I’ve gone bikepacking, trail building, mountainbiking, and snow biking with Stitch so far. I’ve even brought home groceries with him. He climbs mountains with forty pounds of camping and trail-day stuff on the back, and does it with more stability than a shorter, lighter bikepacking rig.
Stitch also inspires my creativity a bit. I’ve made two frame bags for him, (The blue bags in the middle of the frame) as well as coroplast fenders to keep the mud and spray away from me and the cargo.
So…. why a Big Fat Dummy?
It’s weird. I mean, the bike is weird. It is big, and heavy, and unique. I like unique bikes. And it looks cool. It’s art in function and design, and a testament to the fact that I don’t need a car. And he’s sturdy. Like a lobster!

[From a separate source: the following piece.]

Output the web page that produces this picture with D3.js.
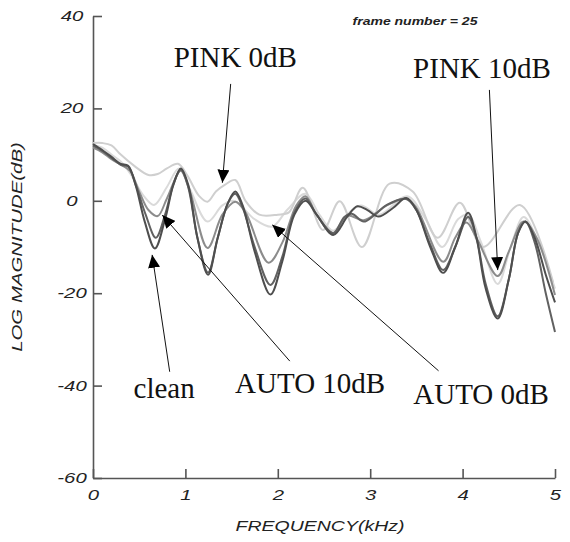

I went back and forth for a long time before I got Stitch. I mean, I already have one longtail. But ultimately, I knew I would use it. I bought Stitch as we were finalizing the Trail Faeries, with the intent of using Stitch to haul trail tools, camping gear and myself to a worksite, in addition to the bikepacking and winter commuting and errands.
So…. why Stitch?
You’d have to ask my sister, she named him. But, it’s a good name, an accurate name. All my bikes seem to grow a personality, except this one. Stitch came with a personality, and if you’ve ever watched the movie Lilo and Stitch, Stitch the bike, and Experiment 626 are cut from the same cloth. Both are outrageous, a handful, out of control at times, but in control at the right times, and make me giggle. And they’re both blue, so there’s that.
Stitch and I went on an adventure this past weekend, an overnight camping ride on Mt. Elden ahead of a trail day. He’s still new to me, and I’m still getting to know him, whittling down the list of things to add onto or change, to make Stitch my ultimate bikepacking ride, as well as just figuring out all the quirks and tricks to a new bike. But, we’re getting close, and I’m glad Stitch and I are friends!
The correct number of bikes to own is n+1 . While the minimum number of bikes one should own is three, the correct number is n+1 , where n is the number of bikes currently owned. This equation may also be re-written as s-1 , where s is the number of bikes owned that would result in separation from your partner.